Tensions between the two groups ran high. Even Augustine, who had previously maintained that only spiritual measures should be employed against the Donatists, began to advocate the use of force in order to bring them back into fellowship with the Catholic Church. In support of this proposition, he appealed erroneously to the command in the parable of the Great Supper in Luke 24:23 to “compel them to come in.”

The Donatist schism was never formally resolved, though it was effectively brought to an end by the invasion of North Africa in 428 by the Arian Vandals—an invasion that devastated both the Catholic and Donatist churches in North Africa. Nonetheless, remnants of the thinking of the Donatists lived on and, in fact, can still be found in Christendom today.

As noted, through his anti-Donatist writings, Augustine developed and clarified his doctrine of the church, not only for himself, but for the church. This is not to suggest that every conclusion that Augustine espoused in his anti-Donatist writings was right. Clearly, Augustine erred in a number of areas. For example, he erred in his willingness to see heretics and schismatics compelled to return to the church. Though Augustine himself was reluctant to see persecution of heretics and schismatics, nonetheless, his views were the catalyst for the whole system of spiritual despotism, intolerance, and persecution adopted by the Church of Rome during the Middle Ages. He also erred in his toleration of ungodliness within the visible church. Likewise, he erred in his views on the efficacy of the sacrament of baptism being tied to the Catholic Church.

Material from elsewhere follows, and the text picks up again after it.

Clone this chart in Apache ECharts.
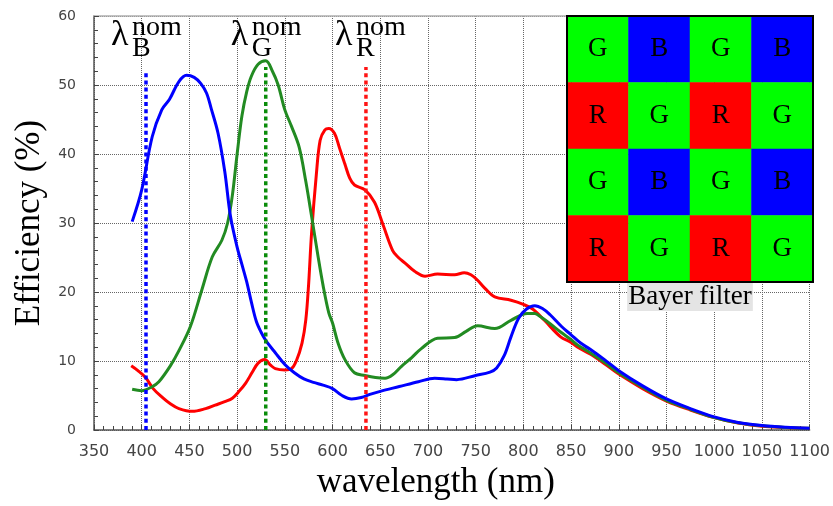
<!DOCTYPE html>
<html><head><meta charset="utf-8">
<script src="https://cdn.jsdelivr.net/npm/echarts@6/dist/echarts.min.js"></script>
<style>html,body{margin:0;padding:0;background:#fff}#c{width:833px;height:506px}</style>
</head><body><div id="c"></div>
<script>
// ---- data ----
const xTicks = [350,400,450,500,550,600,650,700,750,800,850,900,950,1000,1050,1100];
const yTicks = [0,10,20,30,40,50,60];

const blueNm  = [390,400,411,421,429,439,447,455,462,468,473,480,487,493,500,505,510,515,520,525,530,540,550,560,570,580,590,600,610,620,630,640,650,670,690,707,720,730,750,765,772,780,787,795,803,812,820,828,840,850,860,870,885,900,925,950,975,1000,1025,1050,1075,1100];
const blueEff = [30.2,34.8,42.5,46.4,47.9,50.5,51.4,51.1,50.2,48.8,46.5,43,37.5,31,26.5,24,21.5,18.5,15.8,14.2,13.0,11.2,9.5,8.3,7.4,6.9,6.5,6.0,5.0,4.5,4.7,5.2,5.6,6.3,7.0,7.5,7.4,7.3,7.9,8.4,9.0,10.8,13.5,16.2,17.5,18.0,17.6,16.7,15.0,13.8,12.6,11.7,10.2,8.6,6.4,4.5,3.1,1.9,1.1,0.65,0.4,0.25];

const greenNm  = [390,400,410,418,430,439,451,463,474,484,490,495,500,505,510,515,522,530,537,543,550,557,565,572,578,585,590,596,600,606,613,623,634,645,655,663,672,683,693,710,728,740,752,770,787,804,812,818,828,839,850,857,870,885,900,925,950,975,1000,1025,1050,1075,1100];
const greenEff = [5.9,5.7,6.2,7.0,9.3,11.5,15.0,20.3,25.1,27.5,30,34,40,45.5,49,51.3,53,53.5,52,50,46.4,44,41,36,31,25,21,17,15.5,12.5,10.2,8.3,7.9,7.6,7.5,8.0,9.2,10.5,11.8,13.3,13.4,14.3,15.1,14.7,15.9,16.9,16.9,16.4,15.4,14.2,13.1,12.3,11.2,9.8,8.3,6.2,4.3,3.0,1.8,1.05,0.6,0.38,0.25];

const redNm  = [389,396,404,412,421,430,439,453,467,477,487,495,502,509,516,522,529,535,540,550,557,562,568,572,575,578,583,587,592,596,602,607,613,618,623,634,644,653,663,669,676,686,697,710,728,738,745,752,760,770,787,800,810,822,839,850,857,870,885,900,925,950,975,1000,1025,1050,1075,1100];
const redEff = [9.3,8.6,7.6,6.0,4.8,3.8,3.1,2.7,3.1,3.6,4.1,4.6,5.6,6.8,8.4,9.7,10.2,9.4,8.9,8.7,8.9,10.0,12.6,16,21.3,28.5,37,42,43.5,43.7,43,41,38.5,36.5,35.5,34.8,33,29.7,26,25,24.2,23,22.3,22.6,22.5,22.8,22.5,21.7,20.5,19.3,18.8,18.2,17.5,15.9,13.5,12.7,12.0,11.0,9.6,8.1,6.0,4.2,2.9,1.8,1.0,0.55,0.35,0.2];

const nomNames = ['B','G','R'];
const nomNm    = [404.5, 530, 635];
const nomTop   = [52, 52.6, 52.6];

const bayerRows = ['GBGB','RGRG','GBGB','RGRG'];
const bayerCols = ['c1','c2','c3','c4'];
const bayerRowCats = ['r1','r2','r3','r4'];

// ---- styles ----
const C = {B:'#0000ff', G:'#228b22', R:'#ff0000'};
const dotC = {B:'#0000ff', G:'#0a8c0a', R:'#ff1414'};
const cellC = {B:'#0000ff', G:'#00ff00', R:'#ff0000'};
const zip = (a,b)=>a.map((v,i)=>[v,b[i]]);

const chart = echarts.init(document.getElementById('c'), null, {renderer:'canvas'});

const heat = [];
bayerRows.forEach((row,ri)=>row.split('').forEach((ch,ci)=>{
  heat.push({value:[ci,ri,1], letter:ch, itemStyle:{color:cellC[ch]}});
}));

const series = [
  {type:'line', data:zip(redNm,redEff), smooth:0.35, symbol:'none', lineStyle:{color:C.R,width:3}, z:3},
  {type:'line', data:zip(greenNm,greenEff), smooth:0.35, symbol:'none', lineStyle:{color:C.G,width:3}, z:4},
  {type:'line', data:zip(blueNm,blueEff), smooth:0.35, symbol:'none', lineStyle:{color:C.B,width:3}, z:5},
];
nomNm.forEach((nm,i)=>{
  series.push({type:'line', data:[[nm,0],[nm,nomTop[i]]], symbol:'none', z:6,
    lineStyle:{color:dotC[nomNames[i]], width:3.5, type:[4,3.2]}});
});
series.push({type:'heatmap', xAxisIndex:2, yAxisIndex:1, data:heat, z:10,
  itemStyle:{borderWidth:0},
  label:{show:true, formatter:p=>p.data.letter, fontFamily:'Liberation Serif', fontSize:27, color:'#000'},
  emphasis:{disabled:true}});

const option = {
  animation:false,
  grid:[
    {left:94, right:20, top:16, bottom:76},
    {left:567, top:16, width:246, height:266, show:true, borderColor:'#000', borderWidth:2, backgroundColor:'transparent', z:11}
  ],
  xAxis:[
    {type:'value', gridIndex:0, min:350, max:1100, interval:50,
     name:'wavelength (nm)', nameLocation:'middle', nameGap:31,
     nameTextStyle:{fontFamily:'Liberation Serif', fontSize:35, color:'#000', padding:[0,32,0,0]},
     axisLine:{lineStyle:{color:'#555', width:1.5}},
     axisTick:{show:true, inside:true, length:5, lineStyle:{color:'#444'}},
     minorTick:{show:true, splitNumber:5, length:4, lineStyle:{color:'#444'}},
     axisLabel:{fontFamily:'DejaVu Sans', fontSize:16, color:'#444', margin:14, formatter:v=>String(v)},
     splitLine:{show:true, lineStyle:{color:'#666', type:'dotted', width:1}}},
    {type:'value', gridIndex:0, position:'top', min:350, max:1100,
     axisLine:{show:true, lineStyle:{color:'#b0b0b0', width:1.5}},
     axisTick:{show:false}, axisLabel:{show:false}, splitLine:{show:false}},
    {type:'category', gridIndex:1, data:bayerCols, position:'bottom',
     name:'Bayer filter', nameLocation:'middle', nameGap:1,
     nameTextStyle:{fontFamily:'Liberation Serif', fontSize:27, color:'#000', backgroundColor:'#e4e4e4', padding:[0,1,0,1], lineHeight:28},
     axisLine:{show:false}, axisTick:{show:false}, axisLabel:{show:false}, splitLine:{show:false}}
  ],
  yAxis:[
    {type:'value', gridIndex:0, min:0, max:60, interval:10,
     name:'Efficiency (%)', nameLocation:'middle', nameGap:44,
     nameTextStyle:{fontFamily:'Liberation Serif', fontSize:35, color:'#000'},
     axisLine:{show:true, lineStyle:{color:'#555', width:1.5}},
     axisTick:{show:true, inside:true, length:5, lineStyle:{color:'#444'}},
     minorTick:{show:true, splitNumber:5, length:4, lineStyle:{color:'#444'}},
     axisLabel:{fontFamily:'DejaVu Sans', fontSize:14, color:'#444', margin:18},
     splitLine:{show:true, lineStyle:{color:'#666', type:'dotted', width:1}}},
    {type:'category', gridIndex:1, data:bayerRowCats, inverse:true, show:false}
  ],
  series
};
chart.setOption(option);

// lambda annotations positioned through the x axis scale
const lamOff = [-35,-35,-31];
const graphic = [];
nomNm.forEach((nm,i)=>{
  const px = chart.convertToPixel({xAxisIndex:0}, nm);
  const x0 = px + lamOff[i];
  graphic.push({type:'text', x:x0, y:36, z:20, style:{text:'λ', font:'36px "Liberation Serif"', fill:'#000', textVerticalAlign:'middle', textAlign:'left'}});
  graphic.push({type:'text', x:x0+21, y:28, z:20, style:{text:'nom', font:'28px "Liberation Serif"', fill:'#000', textVerticalAlign:'middle', textAlign:'left'}});
  graphic.push({type:'text', x:x0+21, y:49, z:20, style:{text:nomNames[i], font:'28px "Liberation Serif"', fill:'#000', textVerticalAlign:'middle', textAlign:'left'}});
});
chart.setOption({graphic});
</script>
</body></html>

Nonetheless, Augustine has bequeathed to the church today an enduring legacy. Consider the following excerpts from the Westminster Confession of Faith and you can discern ecclesiology that first found expression in the writings of Augustine.

1. The catholic or universal church, which is invisible, consists of the whole number of the elect, that have been, are, or shall be gathered into one, under Christ the Head thereof.

2. The visible church, which is also catholic or universal under the gospel (not confined to one nation, as before under the law), consists of all those throughout the world that profess the true religion.

4. This catholic church hath been sometimes more, sometimes less visible. And particular churches, which are members thereof, are more or less pure, according as the doctrine of the gospel is taught and embraced, ordinances administered, and public worship performed more or less purely in them (WCF, Chapter 25).

Augustine was truly one of the great church fathers, and his doctrine of the church, which was shaped and honed through the Donatist schism, continues to benefit the church today.